B&O offers a more traditional stand, one with legs that raise the TV closer to eye level and point it straight ahead, as well as wall and ceiling mounts. All three attach via the same versatile mounting tubes; all four evoke Ikea-grade design: cold, metallic, and not very attractive. The basic stand costs $100; the three others run $350 each.

The V1′s other major design amenity is its recessed rear ports channel, which keeps cables hidden behind a removable plastic panel and routes them out one side or the other. There’s even room in that channel to accommodate an Apple TV, a nifty Borg-like assimilation of the little box. B&O provides a whopping five HDMI inputs, but that’s it on the traditional connectivity front. If you have composite- or component-video devices, you’re out of luck.

There’s also an RCA-style (coax) digital audio input, but clearly you’re meant to use the TV’s three RJ-45 Power Link connectors, which are designed expressly for B&O audio gear. Irksome, yes, but the real problem here is accessibility: Because every port occupies that recessed rear channel and faces down, it’s a major hassle to connect anything.

How bad is the remote? So bad I actually thought I had a defective one.

Another major hassle: B&O’s remote. Long, narrow, heavy, and built to confuse, this metal baton mixes buttons like TV and DTV with V.MEM, TEXT, and A.MEM.
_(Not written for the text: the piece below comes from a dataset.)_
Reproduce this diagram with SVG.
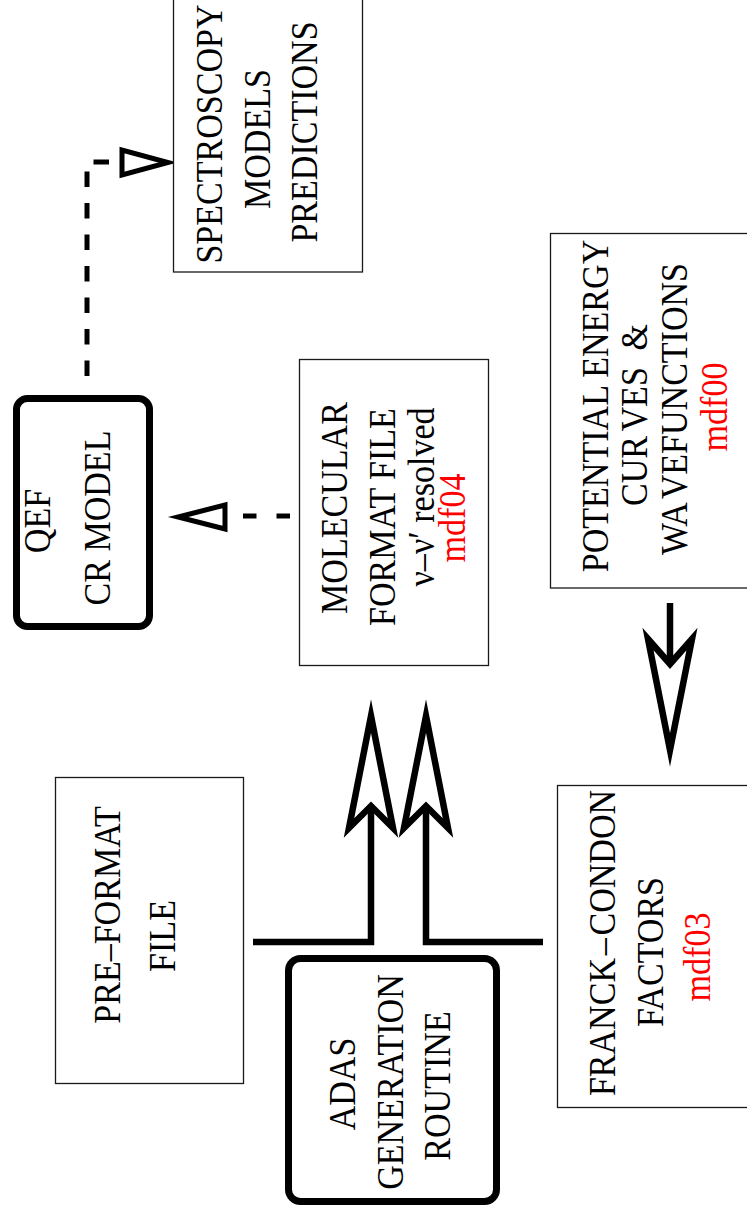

How bad is the remote? So bad I actually thought I had a defective one. Turns out the four-way D-pad — a staple on pretty much every remote in the history of cordless clickers — is not how you have navigate the V1′s onscreen menus. Instead, you use the tiny, nearly imperceptible joystick embedded in the center.

Oh, and surely there’s an “Off” button here somewhere? No, people who spend $4,000 on a TV are far too sophisticated for such a pedestrian control. Instead B&O provides a “Standby” button, one that’s not labeled as such, but rather represented by a red dot — the same red dot used to indicate “Record” on pretty much every other remote you’ve seen or used in your lifetime.

In case you still care at this point, the V1 delivers quite possibly the most perfectly balanced image I’ve seen on a 40-inch HDTV, and certainly the best sound.

Razor-sharp images and exceptionally accurate colors greeted me right out of the box, and the LCD’s adaptive-contrast feature did a masterful job tweaking the LED backlighting based on ambient lighting.

And speaking of masterful, the V1′s front-facing speaker bar can really fill a small to medium room with sound. Not the tinny, muted ear vomit you get from most HDTVs, but deep, full audio.

It’s too bad all this A/V acumen goes to waste on a TV that’s just a disaster in every other respect. The BeoPlay V1 lacks basic features found in every other modern TV. It’s a pain in the ass to control. And it’s priced for rich suckers who just don’t know any better. Thankfully, you do.

WIRED Exactly the kind of spectacular picture and sound you’d expect from B&O. Multiple stand/mount options based on your choice of hardware. Décor-friendly thanks to swappable color speaker grilles.

TIRED Just the worst user experience from any TV ever, and an insultingly high price tag to boot. Needlessly complicated remote. No apps, no 3-D, no tuner. Wi-Fi adapter is external, and useless for anything except DLNA. Virtually impossible to access rear ports without laying the TV flat and getting on the ground.